The last couple of mornings I’ve spent time with a couple of different freshman writing seminars getting them ready to tackle the research component of their classes. Both times I tried a technique that I’d done once last year when I co-taught with a colleague of mine. It’s kind of like concept mapping… but with an eye toward building searches.
Here’s how it works:
- Talk about how writing a research paper is like participating in a conversation.
When you enter a conversation at a party, you need to know a) who’s talking, b) what they’re talking about, and c) how they’re talking about it. Parroting back what people say is not a conversation.

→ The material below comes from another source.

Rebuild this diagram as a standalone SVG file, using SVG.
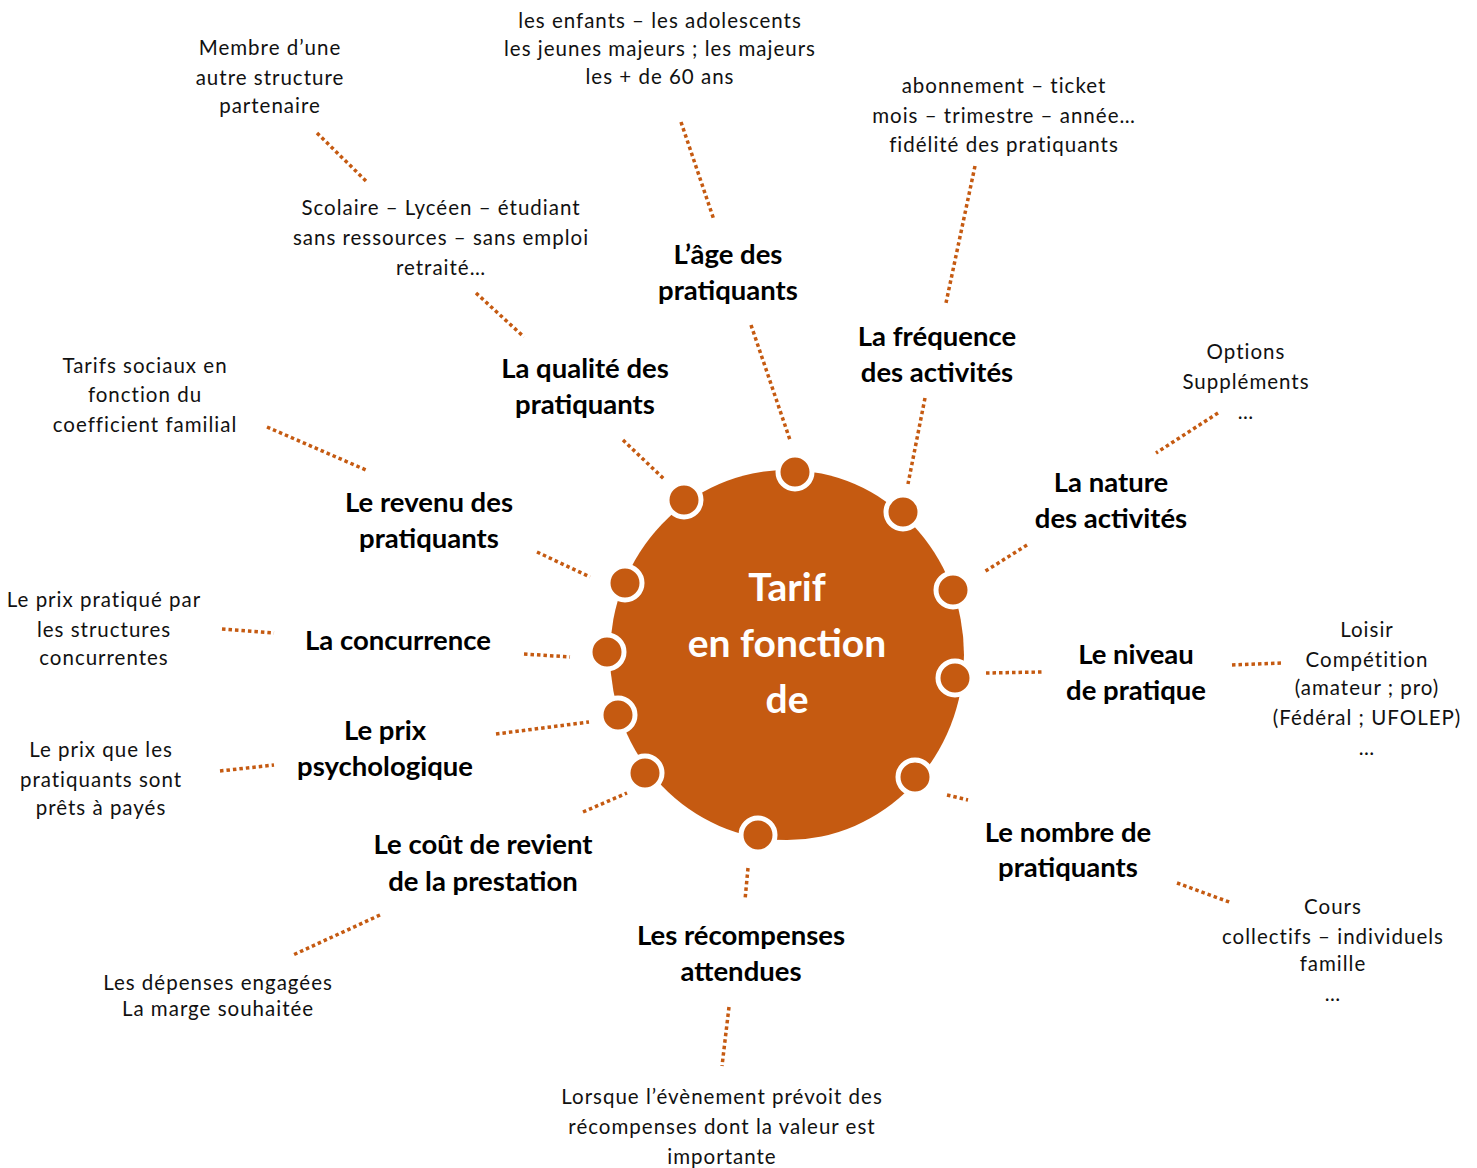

Actually contributing to the conversation means having a grasp of the topic and the vocabulary that is in use within that conversation. Relevant vocabulary is also important because search is basically vocabulary matching. - Write a “topic” up on the board.

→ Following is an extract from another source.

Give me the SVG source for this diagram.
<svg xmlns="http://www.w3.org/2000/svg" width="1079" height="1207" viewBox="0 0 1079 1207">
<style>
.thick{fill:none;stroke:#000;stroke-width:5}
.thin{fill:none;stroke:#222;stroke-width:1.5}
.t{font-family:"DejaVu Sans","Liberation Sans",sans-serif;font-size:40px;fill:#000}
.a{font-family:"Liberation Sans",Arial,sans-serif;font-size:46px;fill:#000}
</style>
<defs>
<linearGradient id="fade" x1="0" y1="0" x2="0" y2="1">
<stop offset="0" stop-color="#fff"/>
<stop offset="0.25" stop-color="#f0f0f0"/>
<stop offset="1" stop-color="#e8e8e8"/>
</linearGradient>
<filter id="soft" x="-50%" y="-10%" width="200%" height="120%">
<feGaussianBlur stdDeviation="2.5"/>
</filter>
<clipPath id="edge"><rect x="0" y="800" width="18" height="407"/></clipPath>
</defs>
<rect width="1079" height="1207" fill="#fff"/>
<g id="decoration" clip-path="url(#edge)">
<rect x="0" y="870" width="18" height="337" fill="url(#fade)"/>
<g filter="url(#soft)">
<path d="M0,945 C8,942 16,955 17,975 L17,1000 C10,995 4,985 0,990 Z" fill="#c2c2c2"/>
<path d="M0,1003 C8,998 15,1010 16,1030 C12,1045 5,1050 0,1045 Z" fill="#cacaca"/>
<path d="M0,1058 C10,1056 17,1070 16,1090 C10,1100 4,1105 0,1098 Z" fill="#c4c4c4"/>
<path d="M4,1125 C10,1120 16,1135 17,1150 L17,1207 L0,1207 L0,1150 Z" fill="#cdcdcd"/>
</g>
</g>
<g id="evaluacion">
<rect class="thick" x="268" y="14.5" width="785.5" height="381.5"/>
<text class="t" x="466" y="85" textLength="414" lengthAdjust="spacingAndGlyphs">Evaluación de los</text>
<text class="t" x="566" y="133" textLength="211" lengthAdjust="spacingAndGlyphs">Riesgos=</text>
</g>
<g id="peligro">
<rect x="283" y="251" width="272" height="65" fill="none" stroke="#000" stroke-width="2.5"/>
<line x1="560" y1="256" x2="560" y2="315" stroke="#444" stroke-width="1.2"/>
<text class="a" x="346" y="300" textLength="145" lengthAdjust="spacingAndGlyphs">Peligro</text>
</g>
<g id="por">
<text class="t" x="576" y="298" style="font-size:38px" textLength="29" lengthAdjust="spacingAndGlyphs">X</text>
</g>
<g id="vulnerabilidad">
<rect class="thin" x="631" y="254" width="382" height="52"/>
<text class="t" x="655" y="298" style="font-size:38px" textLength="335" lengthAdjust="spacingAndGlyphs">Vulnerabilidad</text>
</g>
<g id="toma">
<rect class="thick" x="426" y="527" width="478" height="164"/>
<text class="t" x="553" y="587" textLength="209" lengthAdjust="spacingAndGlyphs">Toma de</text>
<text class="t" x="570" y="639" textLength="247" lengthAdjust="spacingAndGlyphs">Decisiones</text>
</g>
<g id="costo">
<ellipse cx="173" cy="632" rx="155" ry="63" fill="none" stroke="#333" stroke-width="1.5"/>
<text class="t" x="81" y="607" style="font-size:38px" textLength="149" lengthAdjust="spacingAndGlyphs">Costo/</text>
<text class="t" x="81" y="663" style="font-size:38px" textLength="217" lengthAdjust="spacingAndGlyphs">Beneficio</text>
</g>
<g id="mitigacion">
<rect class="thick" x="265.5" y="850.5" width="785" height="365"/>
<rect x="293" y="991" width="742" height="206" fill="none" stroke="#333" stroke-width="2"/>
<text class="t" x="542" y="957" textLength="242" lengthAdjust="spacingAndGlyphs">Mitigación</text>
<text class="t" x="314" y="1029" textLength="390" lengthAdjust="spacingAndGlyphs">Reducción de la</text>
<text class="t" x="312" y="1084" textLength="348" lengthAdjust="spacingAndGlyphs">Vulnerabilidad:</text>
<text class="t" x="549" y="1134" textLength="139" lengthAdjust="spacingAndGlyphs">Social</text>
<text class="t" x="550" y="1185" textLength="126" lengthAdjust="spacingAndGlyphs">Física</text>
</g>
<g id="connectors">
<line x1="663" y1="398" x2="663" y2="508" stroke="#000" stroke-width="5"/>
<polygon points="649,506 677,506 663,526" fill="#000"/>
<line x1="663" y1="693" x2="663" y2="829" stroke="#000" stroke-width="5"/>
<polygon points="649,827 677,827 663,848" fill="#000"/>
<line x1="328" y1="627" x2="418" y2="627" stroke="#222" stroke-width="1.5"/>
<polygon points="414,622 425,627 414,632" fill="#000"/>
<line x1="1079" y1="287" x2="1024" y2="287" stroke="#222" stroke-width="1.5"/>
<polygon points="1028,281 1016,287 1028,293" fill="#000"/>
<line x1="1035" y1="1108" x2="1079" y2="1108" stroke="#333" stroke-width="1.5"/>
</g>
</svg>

This should not be a beautifully narrowed topic, both because that makes the exercise harder and because that’s not actually reaching students where they are. In both cases, for me, the students were at the “I want to do something about globalization and agriculture” stage. Yesterday I got a student volunteer to write his topic on the board. Today’s class was a little more structured and twice as long, so I picked a topic that I knew would serve as a robust enough foundation for all the components of the class. - Invite students to come up and write the answers to two questions: “Who might have studied this topic?” and “What questions might they have asked of the topic?”
So, for example, if the topic is “organic food” students might write “EPA,” or “Behavioral economists,” or “farmers,” or “doctors,” or “sociologists” (these are examples from this morning’s exercise). Some questions included “is organic food more nutritious than conventionally grown food?” and “what motivates people to buy organic food?” - Talk as a group about what terms might crop up in the articles by the different groups, building searches as you go.
Basically, that black board full of groups and questions serves as the basis for the rest of the class. Searching Google? Show how to limit to .gov sources to hit those EPA people. Searching Academic Search Premier? Talk about differences in disciplinary language and collect subject headings that match the topic at hand. Having trouble with students still typing “effect of pesticides on the production of corn” into search boxes? The blackboard helps you remind students to step outside of their own phrasing of the topic and choose meaningful terms that would have appeared in, for example, a report from the USDA. STILL having trouble? Do it again. And again. And little by little it sinks in.
An added benefit of this technique is that it gets the whole class up and moving near the beginning. I can’t tell you how much this changes the atmosphere of a morning class full of sceptical freshmen. I don’t know why it helps, but I’ll go with it.